2021 Home Office Pay
As we pass our pay settlement date of 1 July, PCS has received no formal information about the Department’s intentions in relation to how they intend to approach this. The lack of information about pay is worrying given rising levels of inflation and increased costs of essentials. PCS has submitted our claim on behalf of members this year, which has been rejected out of hand, but we are yet to receive any proposals.
A long-standing aim for PCS has been a return to national pay bargaining. In the mid-90s the government moved away from national pay bargaining to delegated bargaining, meaning there are over 200 separate pay bargaining units within the civil service. This has given rise to significant differences in pay across departments.
PCS has long made the case that a single civil service pay system is not only fairer but also reduces the bureaucracy of separate bargaining and gets rid of the ‘internal market’ for jobs within the civil service.
Even within the Home Department we have separate pay bargaining, meaning that our executive agencies – the Disclosure and Barring Service, Security Industry Authority, Gangmasters and Labour Abuse Authority, and the Office of Immigration Services Commissioner, all operate different pay scales.
On 8 March we submitted our annual pay claim with a view to addressing these discrepancies. This involved a joint claim to harmonise all areas of the Department at the highest of the ranges, along with a cost of living increase of 10%.
This 10% rise continues from last year and is designed to address the year on year below inflation rises we have received.
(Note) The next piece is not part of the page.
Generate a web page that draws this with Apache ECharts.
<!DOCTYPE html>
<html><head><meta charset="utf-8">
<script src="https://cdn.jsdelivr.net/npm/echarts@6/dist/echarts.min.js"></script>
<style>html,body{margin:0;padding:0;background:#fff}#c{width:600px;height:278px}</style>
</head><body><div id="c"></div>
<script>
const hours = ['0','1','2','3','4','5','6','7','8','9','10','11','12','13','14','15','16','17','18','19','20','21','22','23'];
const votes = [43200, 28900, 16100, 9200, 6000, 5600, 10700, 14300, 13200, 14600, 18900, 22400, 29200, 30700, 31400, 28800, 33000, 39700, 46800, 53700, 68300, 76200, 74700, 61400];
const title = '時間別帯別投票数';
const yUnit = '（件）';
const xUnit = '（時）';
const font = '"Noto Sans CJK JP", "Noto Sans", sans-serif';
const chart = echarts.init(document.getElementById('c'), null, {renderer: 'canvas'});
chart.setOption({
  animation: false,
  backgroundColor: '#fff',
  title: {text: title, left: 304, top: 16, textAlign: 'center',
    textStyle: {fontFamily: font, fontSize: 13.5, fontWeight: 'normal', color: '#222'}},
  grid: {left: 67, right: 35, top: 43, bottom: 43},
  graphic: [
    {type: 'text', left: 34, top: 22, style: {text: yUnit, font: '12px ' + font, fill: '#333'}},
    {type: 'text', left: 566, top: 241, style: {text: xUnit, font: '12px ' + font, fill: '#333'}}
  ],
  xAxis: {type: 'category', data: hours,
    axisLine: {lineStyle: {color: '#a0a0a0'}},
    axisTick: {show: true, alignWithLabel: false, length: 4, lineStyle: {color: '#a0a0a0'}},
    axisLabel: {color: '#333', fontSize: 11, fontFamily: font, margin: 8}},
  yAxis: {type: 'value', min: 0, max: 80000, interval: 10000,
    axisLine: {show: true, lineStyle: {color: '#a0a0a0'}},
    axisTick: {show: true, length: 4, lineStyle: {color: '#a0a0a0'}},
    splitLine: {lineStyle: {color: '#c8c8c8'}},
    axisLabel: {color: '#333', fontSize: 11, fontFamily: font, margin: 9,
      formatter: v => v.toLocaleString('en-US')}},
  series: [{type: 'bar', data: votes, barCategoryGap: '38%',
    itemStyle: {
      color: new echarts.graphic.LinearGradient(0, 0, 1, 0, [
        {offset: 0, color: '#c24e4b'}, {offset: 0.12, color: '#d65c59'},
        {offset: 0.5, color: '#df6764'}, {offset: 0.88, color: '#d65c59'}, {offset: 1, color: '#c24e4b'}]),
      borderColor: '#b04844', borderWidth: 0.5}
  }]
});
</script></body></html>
Over the last year we have all been working, whether from home or in the workplace, in the most difficult of circumstances. PCS believes that this is the time that our members should be recognised for this effort, recognised that we endure relative low pay and that those at the bottom of pay scales are affected the most by inflation rates.
Government pay policy is set through the Treasury remit guidance that all departments must follow. This guidance has now been published and indicates that departments should freeze the pay of all civil servants paid over £24k. Anyone below this would receive £250.
This plan is insulting to civil servants and the work that we have all done over the last year. With inflation running at over 2% it would mean a real terms pay cut rather than just a freeze – hardly the recognition and thanks we are continually told we deserve by our Permanent Secretary.
We have written to the department setting out our disappointment that they will not even consider attempting to progress coherence between the pay processes in the Home Department.
We await contact about the department’s approach to 2021 pay, but it has never been more important to be a member of a union. It's clear that the forthcoming years are going to be tough in regards to pay and we will have to ask ourselves whether we sit by, accepting our lot, whilst others profit, or whether we want to fight to improve our pay and terms and conditions.
We will be holding members’ meetings about pay this year and further details will follow advertising these meetings.